Often, when people visit my mountain cottage, with its thermal store, cast iron seat/radiators, double 1920s cooking ranges, and map-room, they exclaiim how they would love to ‘do up’ a derelict like I did.
I think about breaking several pickaxes whilst digging out the scores of tonnes of clay-shale necessary for making the house a sewage system, an say ‘I hated every minute’. They are often shocked.
But, here is a moment of calm contemplation which I just found in an old archive. A vignette of an ex-cavedweller:
Nettle Soup for an August Storm.
I have met only a few people who have lived in shacks, even less who have lived in caves. Of course, all of my African, Dominican, Tobagan, Cuban and Mexican friends are excepted from this rule. Having so many exceptions may have been the reason why, at the age of 27, I think it quite acceptable to be staring out of a cobweb-encrusted window into an overgrown summer garden, peering up for a rainbow’s promise that one day, all this would come together.

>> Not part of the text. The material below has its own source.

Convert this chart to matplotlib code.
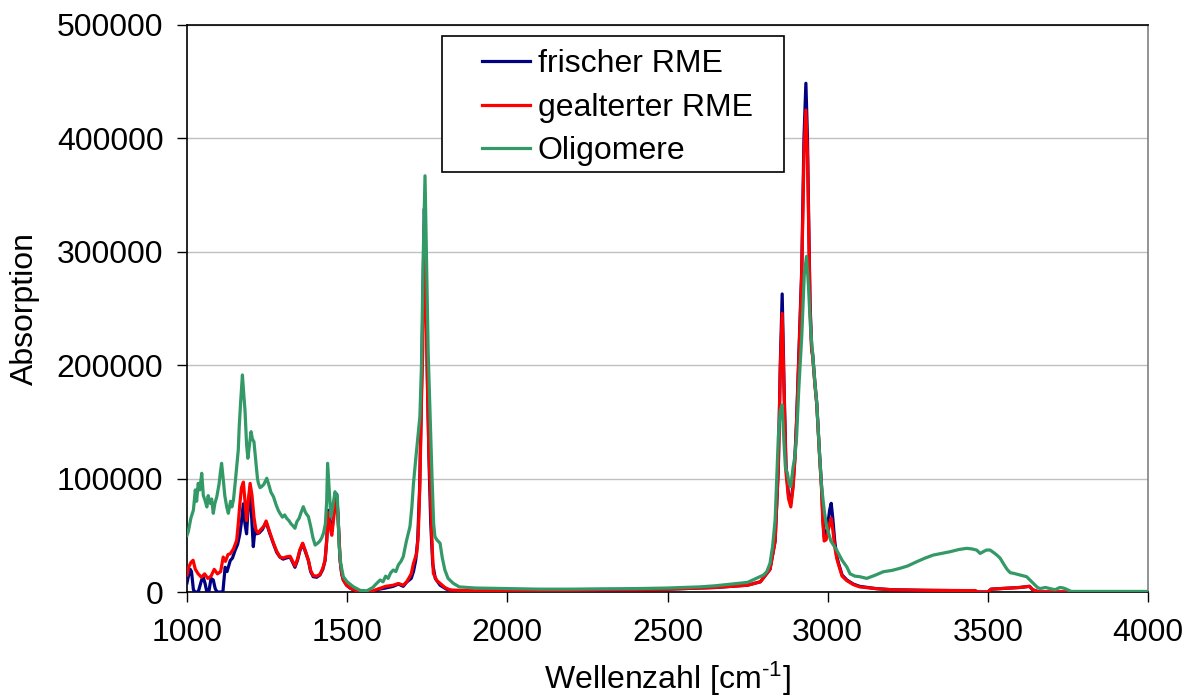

The roar of the 1950s primus stove obscuring the soundtrack, I have just read Fastnet Force 10, which has helped me to start expecting that August is a time for gales. Penniless, I have harvested the only two victuals yielded by the garden; delicious black gooseberries and vibrant juvenile nettles. Hoards of them. As the rain thrashes against the corrugated iron roof, I am boiling them down into a hearty summer soup.
Happy, for the moment.
My wet trousers are hanging from a hook which threatens to pull out of the ancient fibreboard wall-lining. They are soaked from my earlier foray down through the high meadow grass as I have gone out hunting for the greenest, healthiest nettle heads. A garden fork to trip over, a grassy hole to stumble into: the hole which I dig my ‘toilet’ into each time the bucket is full. An abandoned rake and a slippery sheet of corrugated tin lying on the floor. All these things have ambushed me on my way to the nettle bed, all of it soaked from the previous ‘shower’, with deceptively glittering droplets hanging tantalisingly from each lower edge. My garden is something I try to avoid most of the time. Every couple of months I blitz it with extreme prejudice in the form of a rusty scythe. Everything is a battle. A battle against the growth or a battle against the weather.